1.   ELECTION OF DIRECTORS:


     _____FOR all nominees,        _____WITHHOLD AUTHORITY
          listed below:                 to vote for all nominees


          Thomas H. Adams, Jr.
          Darrel D. Brandt
          Robert L. Nelson
          Boris Popov
          (except as marked to the contrary below)


          INSTRUCTION:  To withhold authority for any individual nominee,
          write that nominee's name in the space provided:  ___________________

2.   Upon such other matters as may properly come before the meeting.

The undersigned hereby revokes all previous proxies relating to the shares
covered hereby and acknowledges receipt of the Notice and Proxy Statement
relating to the Annual Meeting of Shareholders.

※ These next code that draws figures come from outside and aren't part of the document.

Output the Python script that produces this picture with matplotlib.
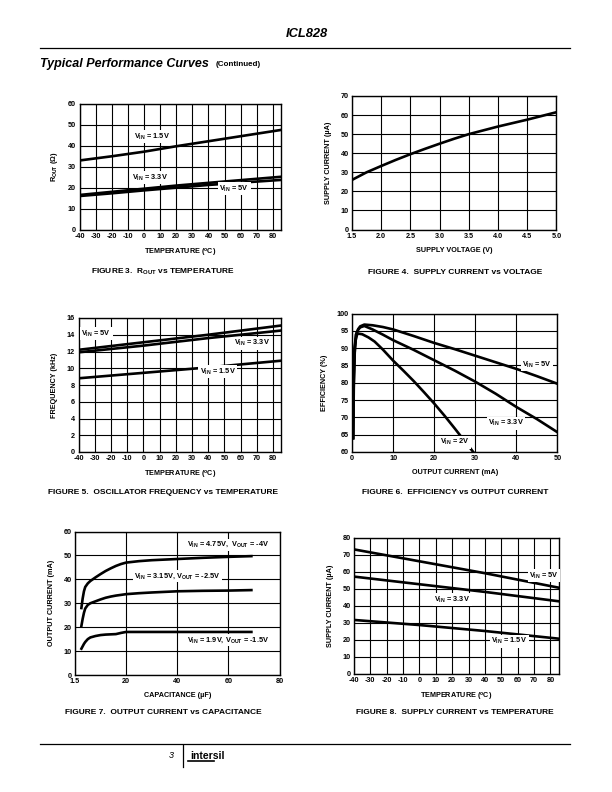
import matplotlib
matplotlib.use("Agg")
import matplotlib.pyplot as plt
import numpy as np

plt.rcParams['font.family'] = ['Liberation Sans', 'DejaVu Sans']
plt.rcParams['font.weight'] = 'bold'
plt.rcParams['axes.unicode_minus'] = False
plt.rcParams['mathtext.fontset'] = 'custom'
plt.rcParams['mathtext.rm'] = 'Liberation Sans:bold'
plt.rcParams['mathtext.bf'] = 'Liberation Sans:bold'
plt.rcParams['mathtext.it'] = 'Liberation Sans:bold:italic'
plt.rcParams['mathtext.default'] = 'rm'

# ---------------- data ----------------
# Figure 3: ROUT vs temperature
f3_temp = [-40, -20, 0, 20, 40, 60, 85]
f3_r_15 = [33.0, 35.0, 37.2, 39.8, 42.2, 44.6, 47.6]
f3_r_33 = [16.5, 18.0, 19.5, 21.0, 22.3, 23.6, 25.2]
f3_r_5 = [16.0, 17.3, 18.7, 20.0, 21.3, 22.4, 23.7]

# Figure 4: supply current vs voltage
f4_volt = [1.5, 1.75, 2.0, 2.25, 2.5, 2.75, 3.0, 3.25, 3.5, 4.0, 4.5, 5.0]
f4_curr = [26.0, 30.0, 33.3, 36.5, 39.5, 42.3, 45.0, 47.6, 50.0, 54.0, 57.6, 61.5]

# Figure 5: oscillator frequency vs temperature
f5_temp = [-40, 0, 40, 85]
f5_f_5 = [12.2, 13.1, 14.0, 15.1]
f5_f_33 = [11.9, 12.7, 13.6, 14.5]
f5_f_15 = [8.8, 9.45, 10.1, 10.9]

# Figure 6: efficiency vs output current
f6_i_5 = [0.3, 0.45, 0.7, 1.0, 1.5, 2.0, 3.0, 5, 7.5, 10, 15, 20, 25, 30, 35, 40, 45, 50]
f6_e_5 = [64, 80, 90, 94.0, 95.5, 96.3, 96.8, 96.6, 96.1, 95.4, 93.5, 91.5, 89.7, 87.8, 85.9, 84.0, 81.9, 79.7]
f6_i_33 = [0.2, 0.35, 0.6, 1.0, 1.5, 2.0, 3.0, 5, 7.5, 10, 15, 20, 25, 30, 35, 40, 45, 50]
f6_e_33 = [64, 80, 90, 94.0, 95.3, 96.0, 96.4, 95.4, 93.9, 92.3, 89.5, 86.5, 83.5, 80.3, 76.8, 73.0, 69.5, 65.7]
f6_i_2 = [0.3, 0.4, 0.6, 0.9, 1.2, 1.5, 2.5, 4, 5.5, 7.5, 10, 12.5, 15, 17.5, 20, 22.5, 25, 27.5, 29.5]
f6_e_2 = [64, 78, 88, 92.3, 93.8, 94.2, 94.0, 93.1, 91.9, 89.6, 86.4, 83.5, 80.5, 77.3, 74.0, 70.5, 66.8, 63.0, 60.0]

# Figure 7: output current vs capacitance
f7_cap = [2.5, 3, 3.5, 4, 5, 6, 8, 10, 12, 14, 16, 18, 20, 25, 30, 40, 50, 60, 69]
f7_i_475 = [28, 32, 35, 36.8, 38.3, 39.3, 40.8, 42.2, 43.5, 44.6, 45.6, 46.4, 47.0,
            47.6, 48.0, 48.5, 49.0, 49.4, 49.7]
f7_i_315 = [20.5, 23.5, 26, 27.8, 29.3, 30.0, 30.8, 31.6, 32.3, 32.8, 33.2, 33.5, 33.8,
            34.2, 34.5, 35.0, 35.2, 35.3, 35.5]
f7_i_19 = [11, 12, 13, 13.8, 15.0, 15.7, 16.3, 16.7, 16.9, 17.0, 17.1, 17.6, 18.0,
           18.0, 18.0, 18.0, 18.0, 18.0, 18.0]
f7_ticks = [0, 20, 40, 60, 80]
f7_ticklabels = ['1.5', '20', '40', '60', '80']

# Figure 8: supply current vs temperature
f8_temp = [-40, 0, 40, 85]
f8_i_5 = [73.0, 66.0, 59.0, 50.5]
f8_i_33 = [57.0, 52.5, 48.0, 42.5]
f8_i_15 = [31.5, 28.5, 25.0, 20.5]

temp_ticks = [-40, -30, -20, -10, 0, 10, 20, 30, 40, 50, 60, 70, 80]

# ---------------- figure ----------------
W, H = 612, 792
fig = plt.figure(figsize=(W / 100, H / 100), dpi=100)

TICK_FS = 5.2
LAB_FS = 5.2
ANN_FS = 5.3
LW = 1.9


def make_ax(l, r, t, b):
    ax = fig.add_axes([l / W, 1 - b / H, (r - l) / W, (b - t) / H])
    for s in ax.spines.values():
        s.set_linewidth(1.0)
    ax.tick_params(length=0, pad=2.5, labelsize=TICK_FS)
    ax.grid(True, color='black', linewidth=0.8)
    ax.set_axisbelow(True)
    return ax


def style_ticks(ax):
    for lab in ax.get_xticklabels() + ax.get_yticklabels():
        lab.set_fontweight('bold')
        lab.set_fontsize(TICK_FS)


def ann(ax, x, y, s, ha='center'):
    ax.text(x, y, s, fontsize=ANN_FS, fontweight='bold', ha=ha, va='center',
            bbox=dict(facecolor='white', edgecolor='none', pad=1.0), zorder=5)


# Figure 3
ax = make_ax(79.5, 281, 104, 229.5)
ax.plot(f3_temp, f3_r_15, color='black', lw=LW)
ax.plot(f3_temp, f3_r_33, color='black', lw=LW)
ax.plot(f3_temp, f3_r_5, color='black', lw=LW)
ax.set_xlim(-40, 85)
ax.set_ylim(0, 60)
ax.set_xticks(temp_ticks)
ax.set_yticks(range(0, 61, 10))
style_ticks(ax)
ax.set_xlabel(r'TEMPERATURE ($^{\mathrm{o}}$C)', fontsize=LAB_FS, fontweight='bold', labelpad=5)
ax.set_ylabel(r'R$_{\mathrm{OUT}}$ ($\Omega$)', fontsize=LAB_FS, fontweight='bold', labelpad=6)
ann(ax, 5, 44.5, r'V$_{\mathrm{IN}}$ = 1.5V')
ann(ax, 4, 24.8, r'V$_{\mathrm{IN}}$ = 3.3V')
ann(ax, 56, 19.5, r'V$_{\mathrm{IN}}$ = 5V')

# Figure 4
ax = make_ax(352, 556.5, 96, 229.5)
ax.plot(f4_volt, f4_curr, color='black', lw=LW)
ax.set_xlim(1.5, 5.0)
ax.set_ylim(0, 70)
ax.set_xticks([1.5, 2.0, 2.5, 3.0, 3.5, 4.0, 4.5, 5.0])
ax.set_xticklabels(['1.5', '2.0', '2.5', '3.0', '3.5', '4.0', '4.5', '5.0'])
ax.set_yticks(range(0, 71, 10))
style_ticks(ax)
ax.set_xlabel('SUPPLY VOLTAGE (V)', fontsize=LAB_FS, fontweight='bold', labelpad=5)
ax.set_ylabel(u'SUPPLY CURRENT (\u00b5A)', fontsize=LAB_FS, fontweight='bold', labelpad=6)

# Figure 5
ax = make_ax(78.5, 281, 318, 452)
ax.plot(f5_temp, f5_f_5, color='black', lw=LW)
ax.plot(f5_temp, f5_f_33, color='black', lw=LW)
ax.plot(f5_temp, f5_f_15, color='black', lw=LW)
ax.set_xlim(-40, 85)
ax.set_ylim(0, 16)
ax.set_xticks(temp_ticks)
ax.set_yticks(range(0, 17, 2))
style_ticks(ax)
ax.set_xlabel(r'TEMPERATURE ($^{\mathrm{o}}$C)', fontsize=LAB_FS, fontweight='bold', labelpad=5)
ax.set_ylabel('FREQUENCY (kHz)', fontsize=LAB_FS, fontweight='bold', labelpad=6)
ann(ax, -29, 14.1, r'V$_{\mathrm{IN}}$ = 5V')
ann(ax, 67, 13.0, r'V$_{\mathrm{IN}}$ = 3.3V')
ann(ax, 46, 9.6, r'V$_{\mathrm{IN}}$ = 1.5V')

# Figure 6
ax = make_ax(352, 557.5, 313.5, 452)
ax.plot(f6_i_5, f6_e_5, color='black', lw=LW)
ax.plot(f6_i_33, f6_e_33, color='black', lw=LW)
ax.plot(f6_i_2, f6_e_2, color='black', lw=LW)
ax.set_xlim(0, 50)
ax.set_ylim(60, 100)
ax.set_xticks(range(0, 51, 10))
ax.set_yticks(range(60, 101, 5))
style_ticks(ax)
ax.set_xlabel('OUTPUT CURRENT (mA)', fontsize=LAB_FS, fontweight='bold', labelpad=5)
ax.set_ylabel('EFFICIENCY (%)', fontsize=LAB_FS, fontweight='bold', labelpad=6)
ann(ax, 45, 85.2, r'V$_{\mathrm{IN}}$ = 5V')
ann(ax, 37.5, 68.3, r'V$_{\mathrm{IN}}$ = 3.3V')
ann(ax, 25.0, 62.8, r'V$_{\mathrm{IN}}$ = 2V')

# Figure 7
ax = make_ax(75, 279.5, 531.5, 675)
ax.plot(f7_cap, f7_i_475, color='black', lw=LW)
ax.plot(f7_cap, f7_i_315, color='black', lw=LW)
ax.plot(f7_cap, f7_i_19, color='black', lw=LW)
ax.set_xlim(0, 80)
ax.set_ylim(0, 60)
ax.set_xticks(f7_ticks)
ax.set_xticklabels(f7_ticklabels)
ax.set_yticks(range(0, 61, 10))
style_ticks(ax)
ax.set_xlabel(u'CAPACITANCE (\u00b5F)', fontsize=LAB_FS, fontweight='bold', labelpad=5)
ax.set_ylabel('OUTPUT CURRENT (mA)', fontsize=LAB_FS, fontweight='bold', labelpad=6)
ann(ax, 60, 54.5, r'V$_{\mathrm{IN}}$ = 4.75V,  V$_{\mathrm{OUT}}$ = -4V')
ann(ax, 40, 41.3, r'V$_{\mathrm{IN}}$ = 3.15V, V$_{\mathrm{OUT}}$ = -2.5V')
ann(ax, 60, 14.5, r'V$_{\mathrm{IN}}$ = 1.9V, V$_{\mathrm{OUT}}$ = -1.5V')

# Figure 8
ax = make_ax(354, 558.5, 537.5, 673.5)
ax.plot(f8_temp, f8_i_5, color='black', lw=LW)
ax.plot(f8_temp, f8_i_33, color='black', lw=LW)
ax.plot(f8_temp, f8_i_15, color='black', lw=LW)
ax.set_xlim(-40, 85)
ax.set_ylim(0, 80)
ax.set_xticks(temp_ticks)
ax.set_yticks(range(0, 81, 10))
style_ticks(ax)
ax.set_xlabel(r'TEMPERATURE ($^{\mathrm{o}}$C)', fontsize=LAB_FS, fontweight='bold', labelpad=5)
ax.set_ylabel(u'SUPPLY CURRENT (\u00b5A)', fontsize=LAB_FS, fontweight='bold', labelpad=6)
ann(ax, 76, 57.5, r'V$_{\mathrm{IN}}$ = 5V')
ann(ax, 20, 43.5, r'V$_{\mathrm{IN}}$ = 3.3V')
ann(ax, 55, 19.0, r'V$_{\mathrm{IN}}$ = 1.5V')

# ---------------- page text ----------------
def ftext(x, y, s, **kw):
    fig.text(x / W, 1 - y / H, s, **kw)

ftext(328, 34, 'ICL828', fontsize=9.3, fontweight='bold', style='italic', ha='right', va='center')
fig.add_artist(plt.Line2D([40 / W, 570 / W], [1 - 48 / H, 1 - 48 / H], color='black', lw=0.9))
ftext(40, 64, 'Typical Performance Curves', fontsize=9.0, fontweight='bold', style='italic', ha='left', va='center')
ftext(216, 64.5, '(Continued)', fontsize=5.8, fontweight='bold', ha='left', va='center')

CAP_FS = 6.0
ftext(163, 272, r'FIGURE 3.  R$_{\mathrm{OUT}}$ vs TEMPERATURE', fontsize=CAP_FS, fontweight='bold', ha='center', va='center')
ftext(455, 272, 'FIGURE 4.  SUPPLY CURRENT vs VOLTAGE', fontsize=CAP_FS, fontweight='bold', ha='center', va='center')
ftext(163, 492, 'FIGURE 5.  OSCILLATOR FREQUENCY vs TEMPERATURE', fontsize=CAP_FS, fontweight='bold', ha='center', va='center')
ftext(455, 492, 'FIGURE 6.  EFFICIENCY vs OUTPUT CURRENT', fontsize=CAP_FS, fontweight='bold', ha='center', va='center')
ftext(163, 712, 'FIGURE 7.  OUTPUT CURRENT vs CAPACITANCE', fontsize=CAP_FS, fontweight='bold', ha='center', va='center')
ftext(455, 712, 'FIGURE 8.  SUPPLY CURRENT vs TEMPERATURE', fontsize=CAP_FS, fontweight='bold', ha='center', va='center')

fig.add_artist(plt.Line2D([40 / W, 570 / W], [1 - 744 / H, 1 - 744 / H], color='black', lw=0.9))
fig.add_artist(plt.Line2D([183 / W, 183 / W], [1 - 745 / H, 1 - 767 / H], color='black', lw=0.9))
ftext(174, 756, '3', fontsize=6.5, style='italic', fontweight='normal', ha='right', va='center')
ftext(190, 756, 'intersil', fontsize=7.5, fontweight='bold', ha='left', va='center')
fig.add_artist(plt.Line2D([188 / W, 214 / W], [1 - 761 / H, 1 - 761 / H], color='black', lw=1.2))

fig.savefig('out.png', dpi=100)
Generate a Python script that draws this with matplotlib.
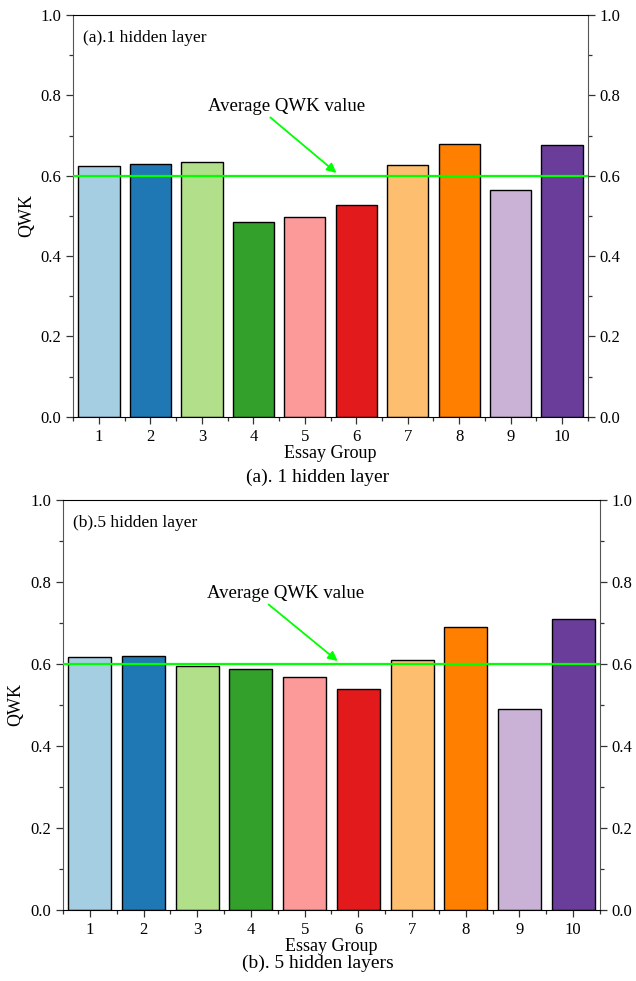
import numpy as np
import matplotlib
matplotlib.use("Agg")
import matplotlib.pyplot as plt
from matplotlib.ticker import MultipleLocator

plt.rcParams['font.family'] = ['Liberation Serif', 'DejaVu Serif']

# === DATA ===
groups = [1, 2, 3, 4, 5, 6, 7, 8, 9, 10]
qwk_1layer = [0.625, 0.628, 0.635, 0.485, 0.496, 0.527, 0.627, 0.679, 0.564, 0.677]
qwk_5layer = [0.617, 0.620, 0.596, 0.588, 0.568, 0.538, 0.610, 0.690, 0.490, 0.710]
avg_qwk = 0.6
bar_colors = ["#a6cee3", "#1f78b4", "#b2df8a", "#33a02c", "#fb9a99",
              "#e31a1c", "#fdbf6f", "#ff7f00", "#cab2d6", "#6a3d9a"]
panel_labels = ["(a).1 hidden layer", "(b).5 hidden layer"]
captions = ["(a). 1 hidden layer", "(b). 5 hidden layers"]

fig = plt.figure(figsize=(6.36, 9.81), dpi=100)
ax1 = fig.add_axes([0.1153, 0.5752, 0.8088, 0.4095])
ax2 = fig.add_axes([0.0990, 0.0724, 0.8444, 0.4180])


def draw_panel(ax, values, label):
    ax.bar(groups, values, width=0.8, color=bar_colors,
           edgecolor="black", linewidth=1.0, zorder=2)
    ax.axhline(avg_qwk, color="#00ff00", linewidth=1.6, zorder=3)
    ax.text(4.65, 0.772, "Average QWK value", fontsize=13.5,
            ha="center", va="center")
    ax.annotate("", xy=(5.615, 0.607), xytext=(4.33, 0.745),
                arrowprops=dict(arrowstyle="-|>", color="#00ff00", lw=1.3,
                                mutation_scale=14, shrinkA=0, shrinkB=0))
    ax.text(0.019, 0.943, label, transform=ax.transAxes, fontsize=12.5,
            ha="left", va="center")
    ax.set_xlim(0.5, 10.5)
    ax.set_ylim(0, 1.0)
    ax.set_xticks(groups)
    ax.xaxis.set_minor_locator(MultipleLocator(1, offset=0.5))
    ax.yaxis.set_major_locator(MultipleLocator(0.2))
    ax.yaxis.set_minor_locator(MultipleLocator(0.1))
    ax.yaxis.set_major_formatter(plt.FormatStrFormatter("%.1f"))
    ax.tick_params(which="both", direction="out", right=True, labelright=True,
                   labelsize=12, width=0.9, color="#333333")
    ax.tick_params(which="major", length=5)
    ax.tick_params(which="minor", length=3)
    for side in ["left", "right"]:
        ax.spines[side].set_color("#555555")
    ax.set_xlabel("Essay Group", fontsize=13, labelpad=0)
    ax.set_ylabel("QWK", fontsize=13, labelpad=4)


draw_panel(ax1, qwk_1layer, panel_labels[0])
draw_panel(ax2, qwk_5layer, panel_labels[1])

fig.text(0.5, 1 - 477 / 981, captions[0], ha="center", va="center", fontsize=14)
fig.text(0.5, 1 - 963 / 981, captions[1], ha="center", va="center", fontsize=14)

plt.savefig("out.png", dpi=100, facecolor="white")
plt.close()
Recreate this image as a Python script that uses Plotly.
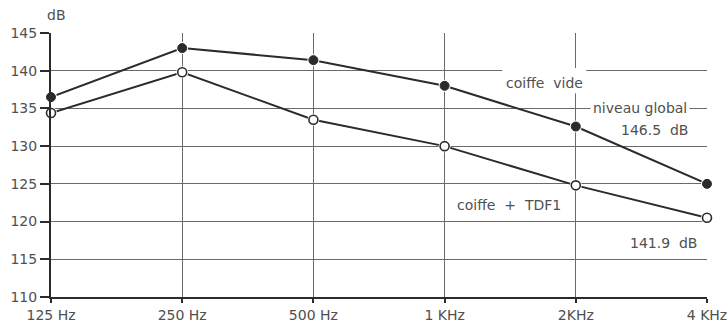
import plotly.graph_objects as go

categories = ["125 Hz", "250 Hz", "500 Hz", "1 KHz", "2KHz", "4 KHz"]
coiffe_vide = [136.5, 143.0, 141.4, 138.0, 132.6, 125.0]
coiffe_tdf1 = [134.4, 139.8, 133.5, 130.0, 124.8, 120.5]
y_ticks = [110, 115, 120, 125, 130, 135, 140, 145]

FONT = "DejaVu Sans, Liberation Sans, sans-serif"
INK = "#2b2b2b"
TXT = "#505050"
GRID = "#6a6a6a"

x_idx = list(range(len(categories)))

fig = go.Figure()
for series, filled in ((coiffe_vide, True), (coiffe_tdf1, False)):
    # connecting line
    fig.add_trace(go.Scatter(
        x=x_idx, y=series, mode="lines", cliponaxis=False,
        line=dict(color=INK, width=2), showlegend=False, hoverinfo="skip"))
    # small white halo around each point (pen-plot look)
    fig.add_trace(go.Scatter(
        x=x_idx, y=series, mode="markers", cliponaxis=False,
        marker=dict(symbol="circle", size=12, color="white", line=dict(width=0)),
        showlegend=False, hoverinfo="skip"))
    fig.add_trace(go.Scatter(
        x=x_idx, y=series, mode="markers", cliponaxis=False,
        marker=dict(symbol="circle", size=9,
                    color=INK if filled else "white",
                    line=dict(color=INK, width=1 if filled else 1.6)),
        showlegend=False, hoverinfo="skip"))

fig.update_layout(
    width=728, height=328,
    margin=dict(l=51, r=21, t=33, b=31, autoexpand=False),
    paper_bgcolor="white", plot_bgcolor="white",
    font=dict(family=FONT, size=14, color=TXT),
)
fig.update_xaxes(
    range=[0, 5], tickmode="array", tickvals=x_idx, ticktext=categories,
    automargin=False,
    showgrid=True, gridcolor=GRID, gridwidth=1,
    showline=True, linecolor=INK, linewidth=2,
    ticks="outside", ticklen=4, tickcolor=INK, tickwidth=1.5,
    tickfont=dict(family=FONT, size=14, color=TXT), zeroline=False,
)
fig.update_yaxes(
    range=[110, 145], tickmode="array", tickvals=y_ticks,
    ticktext=[str(v) for v in y_ticks],
    automargin=False,
    showgrid=True, gridcolor=GRID, gridwidth=1,
    showline=True, linecolor=INK, linewidth=2,
    ticks="outside", ticklen=9, tickcolor=INK, tickwidth=2,
    tickfont=dict(family=FONT, size=14, color=TXT), zeroline=False,
)

# white patch behind "coiffe vide" that interrupts the grid
fig.add_shape(type="rect", xref="x", yref="y", x0=3.44, x1=4.08, y0=137.0, y1=140.35,
              fillcolor="white", line=dict(width=0), layer="between")

ann = dict(showarrow=False, font=dict(family=FONT, size=14, color=TXT))
fig.add_annotation(x=3.765, y=138.4, text="coiffe  vide", **ann)
fig.add_annotation(x=4.49, y=135.0, text="niveau global", bgcolor="white", borderpad=2, **ann)
fig.add_annotation(x=4.60, y=132.1, text="146.5  dB", **ann)
fig.add_annotation(x=3.49, y=122.2, text="coiffe  +  TDF1", **ann)
fig.add_annotation(x=4.67, y=117.2, text="141.9  dB", **ann)
fig.add_annotation(xref="paper", yref="paper", x=0.009, y=1.0, yshift=18,
                   xanchor="center", yanchor="middle", text="dB", **ann)

fig.write_html(
    "out.html",
    config={"displayModeBar": False},
    post_script="document.body.style.margin='0';document.body.style.overflow='hidden';",
)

THIS PROXY IS SOLICITED ON BEHALF OF THE BOARD OF DIRECTORS.  When properly
executed, this proxy will be voted on the proposals set forth herein as
directed by the shareholder, but if no direction is made in the space provided,
this proxy will be voted FOR the election of all nominees for director.

It is important that each shareholder complete, date, sign, and mail this Proxy
as soon as possible.  Your vote is important!

Dated and Signed ________________, 1997.


___________________________        ___________________________
Signature of Shareholder(s)        Signature of Shareholder(s)


IMPORTANT:  Please date and sign exactly as your name or names appear hereon.
When signing as attorney, executor, trustee, guardian, or authorized officer of
a corporation or partner of a partnership, please give your title as such.



                    PLEASE DO NOT FORGET TO DATE THIS PROXY.